Do this:
Working from the top of the listing below, retype each line through the line containing "import matplotlib.patches as mpatches", both included, with no pictures.

Information provided:
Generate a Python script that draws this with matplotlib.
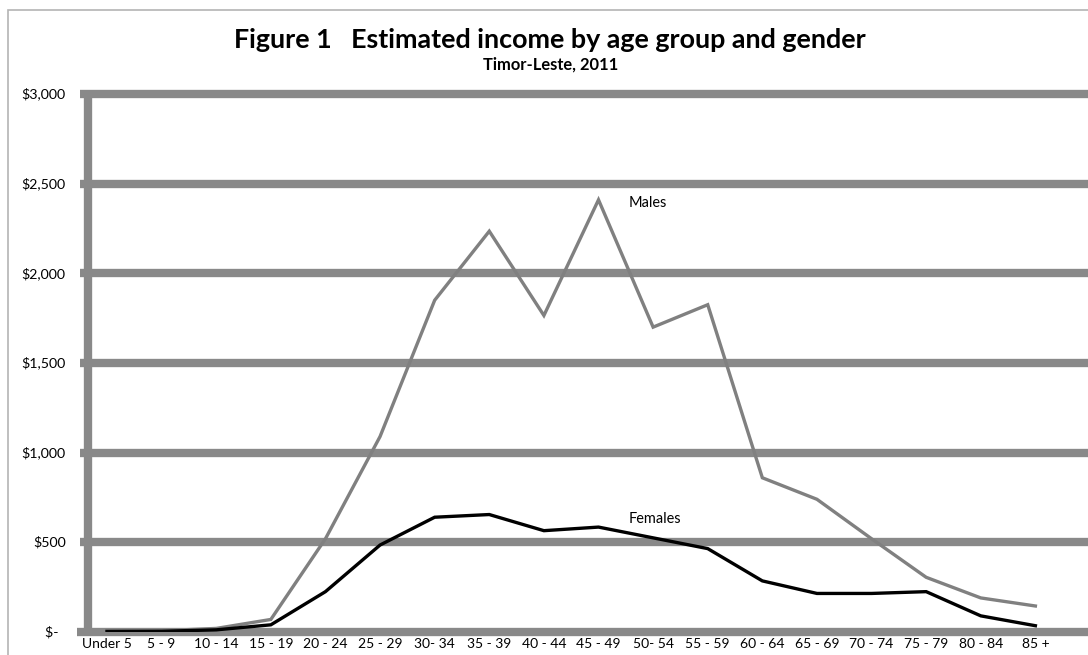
import numpy as np
import matplotlib
matplotlib.use("Agg")
import matplotlib.pyplot as plt
import matplotlib.patches as mpatches

# ── Data ─────────────────────────────────────────────────────────────────────
age_groups = ["Under 5", "5 - 9", "10 - 14", "15 - 19", "20 - 24", "25 - 29",
              "30- 34", "35 - 39", "40 - 44", "45 - 49", "50- 54", "55 - 59",
              "60 - 64", "65 - 69", "70 - 74", "75 - 79", "80 - 84", "85 +"]
males   = [5, 7, 20, 70, 520, 1090, 1850, 2235, 1765, 2410, 1700, 1825,
           860, 740, 520, 305, 190, 145]
females = [3, 4, 12, 40, 225, 485, 640, 655, 565, 585, 525, 465,
           285, 215, 215, 225, 90, 35]
y_ticks  = [0, 500, 1000, 1500, 2000, 2500, 3000]
y_labels = ["$-  ", "$500", "$1,000", "$1,500", "$2,000", "$2,500", "$3,000"]

GRID = "#898989"
plt.rcParams["font.family"] = ["Lato", "DejaVu Sans"]

fig = plt.figure(figsize=(10.88, 6.55), dpi=100)
renderer = fig.canvas.get_renderer()


def fit_size(text, width_px, bold=False, base=10):
    """Font size that makes text about width_px wide."""
    t = fig.text(0, 0, text, fontsize=base, fontweight="bold" if bold else "normal")
    w = t.get_window_extent(renderer).width
    t.remove()
    return base * width_px / w


fs_title = fit_size("Figure 1   Estimated income by age group and gender", 634, True)
fs_sub   = fit_size("Timor-Leste, 2011", 136, True)
fs_y     = fit_size("$1,000", 44)
fs_x     = fit_size("Under 5", 50)
fs_lab   = fit_size("Males", 38)

ax = fig.add_axes([88/1088, 23/655, 996/1088, 538/655])
x = np.arange(len(age_groups))

# frame around the chart area
fig.patches.append(mpatches.Rectangle((8/1088, -0.02), 1.1, (655-10)/655 + 0.02,
                                      transform=fig.transFigure, fill=False,
                                      edgecolor="#b4b4b4", lw=1.2))

# thick gridlines + axes (Excel style)
ax.hlines(y_ticks[1:], -0.49, 18.2, color=GRID, lw=6, clip_on=False, zorder=1)
ax.hlines(0, -0.55, 18.2, color=GRID, lw=6, clip_on=False, zorder=1)
ax.vlines(-0.348, -20, 3020, color=GRID, lw=6, clip_on=False, zorder=1)

ax.plot(x, males, color="#808080", lw=2.4, zorder=3, solid_joinstyle="miter")
ax.plot(x, females, color="black", lw=2.4, zorder=4, solid_joinstyle="miter")

ax.text(9.55, 2390, "Males", fontsize=fs_lab, va="center", ha="left")
ax.text(9.55, 630, "Females", fontsize=fs_lab, va="center", ha="left")

ax.set_xlim(-0.348, 17.89)
ax.set_ylim(0, 3000)
ax.set_xticks(x)
ax.set_xticklabels(age_groups, fontsize=fs_x)
ax.set_yticks(y_ticks)
ax.set_yticklabels(y_labels, fontsize=fs_y, va="center")
ax.tick_params(length=0)
ax.tick_params(axis="y", pad=16)
ax.tick_params(axis="x", pad=4)
for sp in ax.spines.values():
    sp.set_visible(False)

fig.text(550/1088, 1 - 40/655, "Figure 1   Estimated income by age group and gender",
         ha="center", va="center", fontsize=fs_title, fontweight="bold")
fig.text(551/1088, 1 - 65/655, "Timor-Leste, 2011",
         ha="center", va="center", fontsize=fs_sub, fontweight="bold")

plt.savefig("out.png", dpi=100)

Output of the exercise:
Generate a Python script that draws this with matplotlib.
import numpy as np
import matplotlib
matplotlib.use("Agg")
import matplotlib.pyplot as plt
import matplotlib.patches as mpatches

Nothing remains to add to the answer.